_Task description_.
Leave out the pictures and retype only the lines from the opening line to the line that holds "Chart.register(...registerables);", both ends included.

_Material_.
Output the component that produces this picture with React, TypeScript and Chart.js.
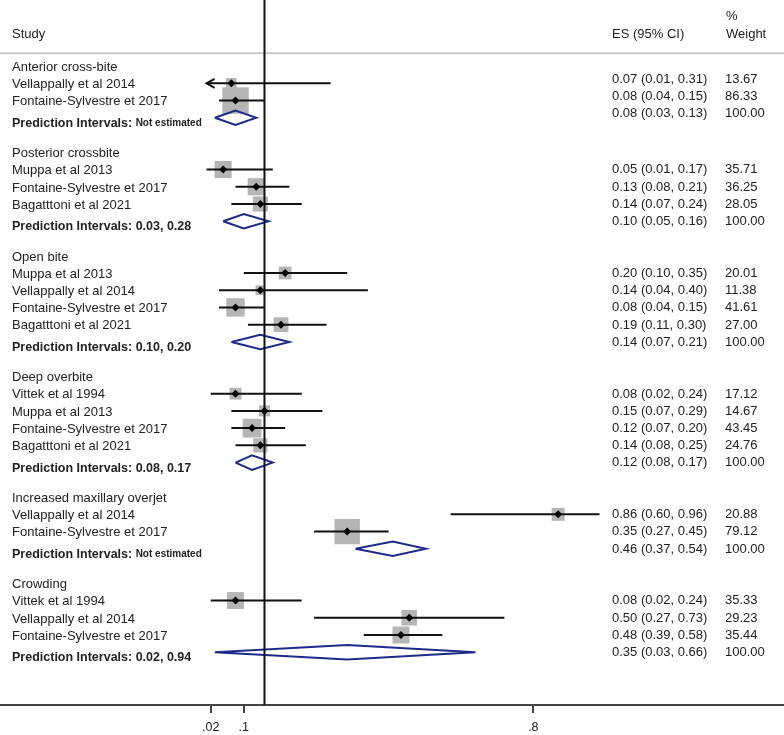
import React, { useEffect, useRef } from "react";
import { Chart, registerables } from "chart.js";

Chart.register(...registerables);

// ---------- data ----------
const groupNames = [
  "Anterior cross-bite",
  "Posterior crossbite",
  "Open bite",
  "Deep overbite",
  "Increased maxillary overjet",
  "Crowding",
];
const groupSizes = [2, 3, 4, 4, 2, 3];

const studyNames = [
  "Vellappally et al 2014",
  "Fontaine-Sylvestre et 2017",
  "Muppa et al 2013",
  "Fontaine-Sylvestre et 2017",
  "Bagatttoni et al 2021",
  "Muppa et al 2013",
  "Vellappally et al 2014",
  "Fontaine-Sylvestre et 2017",
  "Bagatttoni et al 2021",
  "Vittek et al 1994",
  "Muppa et al 2013",
  "Fontaine-Sylvestre et 2017",
  "Bagatttoni et al 2021",
  "Vellappally et al 2014",
  "Fontaine-Sylvestre et 2017",
  "Vittek et al 1994",
  "Vellappally et al 2014",
  "Fontaine-Sylvestre et 2017",
];
const studyEs = [0.07, 0.08, 0.05, 0.13, 0.14, 0.2, 0.14, 0.08, 0.19, 0.08, 0.15, 0.12, 0.14, 0.86, 0.35, 0.08, 0.5, 0.48];
const studyLo = [0.01, 0.04, 0.01, 0.08, 0.07, 0.1, 0.04, 0.04, 0.11, 0.02, 0.07, 0.07, 0.08, 0.6, 0.27, 0.02, 0.27, 0.39];
const studyHi = [0.31, 0.15, 0.17, 0.21, 0.24, 0.35, 0.4, 0.15, 0.3, 0.24, 0.29, 0.2, 0.25, 0.96, 0.45, 0.24, 0.73, 0.58];
const studyWeight = [13.67, 86.33, 35.71, 36.25, 28.05, 20.01, 11.38, 41.61, 27.0, 17.12, 14.67, 43.45, 24.76, 20.88, 79.12, 35.33, 29.23, 35.44];
const studyArrowLeft = [true, false, false, false, false, false, false, false, false, false, false, false, false, false, false, false, false, false];

const pooledEs = [0.08, 0.1, 0.14, 0.12, 0.46, 0.35];
const pooledLo = [0.03, 0.05, 0.07, 0.08, 0.37, 0.03];
const pooledHi = [0.13, 0.16, 0.21, 0.17, 0.54, 0.66];
const pooledWeight = ["100.00", "100.00", "100.00", "100.00", "100.00", "100.00"];
const predictionIntervals = ["Not estimated", "0.03, 0.28", "0.10, 0.20", "0.08, 0.17", "Not estimated", "0.02, 0.94"];

const axisTicks = [0.02, 0.1, 0.8];
const axisTickLabels = [".02", ".1", ".8"];
const referenceLine = 0.15;

// ---------- layout ----------
const W = 784;
const H = 735;
const X_MIN = -0.4894;
const X_MAX = 1.406;
const Y_MIN = -3.832;
const Y_MAX = 37.06;
const HEADER_ROW = -0.74;
const DIAMOND_HALF = 0.42;
const BOX_SCALE = 2.85;
const FONT = '"Liberation Sans", Arial, Helvetica, sans-serif';
const TEXT_COLOR = "#222";
const NAVY = "#1c2b8a";
const COL_STUDY = 12;
const COL_ES = 612;
const COL_WEIGHT = 725;

type RowInfo = { kind: "group" | "study" | "pooled"; idx: number; group: number; row: number };

function buildRows(): RowInfo[] {
  const rows: RowInfo[] = [];
  let k = 0;
  let s = 0;
  groupNames.forEach((_, gi) => {
    rows.push({ kind: "group", idx: gi, group: gi, row: k++ });
    for (let j = 0; j < groupSizes[gi]; j++) {
      rows.push({ kind: "study", idx: s++, group: gi, row: k++ });
    }
    rows.push({ kind: "pooled", idx: gi, group: gi, row: k++ });
    k++;
  });
  return rows;
}

const fmt = (v: number) => v.toFixed(2);

export default function App() {
  const ref = useRef<HTMLCanvasElement | null>(null);

  useEffect(() => {
    if (!ref.current) return;
    const rows = buildRows();
    const studyRows = rows.filter((r) => r.kind === "study");
    const pooledRows = rows.filter((r) => r.kind === "pooled");

    const markerData = studyRows.map((r) => ({ x: studyEs[r.idx], y: r.row }));
    const boxRadius = studyRows.map((r) => (BOX_SCALE * Math.sqrt(studyWeight[r.idx])) / Math.SQRT2);
    const ciData: any[] = [];
    studyRows.forEach((r) => {
      ciData.push({ x: studyLo[r.idx], y: r.row }, { x: studyHi[r.idx], y: r.row }, { x: studyHi[r.idx], y: null });
    });
    const diamondData: any[] = [];
    pooledRows.forEach((r) => {
      const g = r.idx;
      diamondData.push(
        { x: pooledLo[g], y: r.row },
        { x: pooledEs[g], y: r.row - DIAMOND_HALF },
        { x: pooledHi[g], y: r.row },
        { x: pooledEs[g], y: r.row + DIAMOND_HALF },
        { x: pooledLo[g], y: r.row },
        { x: pooledLo[g], y: null }
      );
    });

    const textPlugin = {
      id: "forestText",
      afterDraw(chart: any) {
        const ctx = chart.ctx as CanvasRenderingContext2D;
        const xs = chart.scales.x;
        const ys = chart.scales.y;
        ctx.save();
        ctx.fillStyle = TEXT_COLOR;
        ctx.textBaseline = "middle";
        ctx.textAlign = "left";
        const reg = `13px ${FONT}`;
        const bold = `bold 12.5px ${FONT}`;
        const boldSmall = `bold 10px ${FONT}`;

        ctx.font = reg;
        const headerY = ys.getPixelForValue(HEADER_ROW) - 19;
        ctx.fillText("Study", COL_STUDY, headerY);
        ctx.fillText("ES (95% CI)", COL_ES, headerY);
        ctx.fillText("Weight", COL_WEIGHT + 1, headerY);
        ctx.fillText("%", COL_WEIGHT + 1, headerY - 17.6);

        rows.forEach((r) => {
          const y = ys.getPixelForValue(r.row);
          const rShift = r.group === 0 ? -4.3 : 0.3;
          if (r.kind === "group") {
            ctx.font = reg;
            ctx.fillText(groupNames[r.idx], COL_STUDY, y + 1.5);
          } else if (r.kind === "study") {
            const i = r.idx;
            ctx.font = reg;
            ctx.fillText(studyNames[i], COL_STUDY, y + 1.2);
            ctx.fillText(`${fmt(studyEs[i])} (${fmt(studyLo[i])}, ${fmt(studyHi[i])})`, COL_ES, y + rShift);
            ctx.fillText(fmt(studyWeight[i]), COL_WEIGHT, y + rShift);
          } else {
            const g = r.idx;
            ctx.font = bold;
            const lead = "Prediction Intervals: ";
            ctx.fillText(lead, COL_STUDY, y + 5.5);
            const w = ctx.measureText(lead).width;
            const pi = predictionIntervals[g];
            ctx.font = pi === "Not estimated" ? boldSmall : bold;
            ctx.fillText(pi, COL_STUDY + w, y + 5.5);
            ctx.font = reg;
            ctx.fillText(`${fmt(pooledEs[g])} (${fmt(pooledLo[g])}, ${fmt(pooledHi[g])})`, COL_ES, y + rShift);
            ctx.fillText(pooledWeight[g], COL_WEIGHT, y + rShift);
          }
        });

        // arrows for clipped confidence intervals
        ctx.strokeStyle = "#111";
        ctx.lineWidth = 2;
        studyRows.forEach((r) => {
          if (!studyArrowLeft[r.idx]) return;
          const x = xs.getPixelForValue(studyLo[r.idx]);
          const y = ys.getPixelForValue(r.row);
          ctx.beginPath();
          ctx.moveTo(x + 8, y - 4.5);
          ctx.lineTo(x, y);
          ctx.lineTo(x + 8, y + 4.5);
          ctx.stroke();
        });
        ctx.restore();
      },
    };

    const chart = new Chart(ref.current, {
      type: "scatter",
      data: {
        datasets: [
          {
            type: "scatter",
            data: markerData,
            pointStyle: "rectRot",
            pointRadius: 4,
            backgroundColor: "#000",
            borderWidth: 0,
            order: 0,
          } as any,
          {
            type: "line",
            data: ciData,
            borderColor: "#111",
            borderWidth: 2,
            pointRadius: 0,
            spanGaps: false,
            tension: 0,
            order: 1,
          } as any,
          {
            type: "line",
            data: [
              { x: referenceLine, y: Y_MIN },
              { x: referenceLine, y: Y_MAX },
            ],
            borderColor: "#111",
            borderWidth: 2,
            pointRadius: 0,
            order: 2,
          } as any,
          {
            type: "line",
            data: diamondData,
            borderColor: NAVY,
            borderWidth: 2,
            pointRadius: 0,
            spanGaps: false,
            tension: 0,
            borderJoinStyle: "miter",
            order: 3,
          } as any,
          {
            type: "scatter",
            data: markerData,
            pointStyle: "rect",
            pointRadius: boxRadius,
            backgroundColor: "#b5b5b5",
            borderWidth: 0,
            order: 4,
          } as any,
          {
            type: "line",
            data: [
              { x: X_MIN, y: HEADER_ROW },
              { x: X_MAX, y: HEADER_ROW },
            ],
            borderColor: "#c8c8c8",
            borderWidth: 2,
            pointRadius: 0,
            order: 5,
          } as any,
        ],
      },
      options: {
        responsive: false,
        animation: false,
        events: [],
        layout: { autoPadding: false, padding: { left: 0, right: 0, top: 0, bottom: 1 } },
        plugins: { legend: { display: false }, tooltip: { enabled: false } },
        scales: {
          x: {
            type: "linear",
            position: "bottom",
            min: X_MIN,
            max: X_MAX,
            afterBuildTicks: (scale: any) => {
              scale.ticks = axisTicks.map((v) => ({ value: v }));
            },
            afterFit: (scale: any) => {
              scale.height = 29;
            },
            grid: { display: true, drawOnChartArea: false, drawTicks: true, tickLength: 8, color: "#444", lineWidth: 2 },
            border: { display: true, color: "#444", width: 2 },
            ticks: {
              autoSkip: false,
              maxRotation: 0,
              padding: 7.5,
              color: TEXT_COLOR,
              font: { family: FONT, size: 12.5 },
              callback: (v: any) => {
                const i = axisTicks.indexOf(Number(v));
                return i >= 0 ? axisTickLabels[i] : "";
              },
            },
          },
          y: {
            type: "linear",
            display: false,
            reverse: true,
            min: Y_MIN,
            max: Y_MAX,
          },
        },
      } as any,
      plugins: [textPlugin],
    });
    return () => chart.destroy();
  }, []);

  return (
    <div style={{ position: "absolute", left: 0, top: 0, width: W, height: H, background: "#fff" }}>
      <canvas ref={ref} width={W} height={H} style={{ width: W, height: H, display: "block" }} />
    </div>
  );
}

_Solved problem_.
Output the component that produces this picture with React, TypeScript and Chart.js.
import React, { useEffect, useRef } from "react";
import { Chart, registerables } from "chart.js";

Chart.register(...registerables);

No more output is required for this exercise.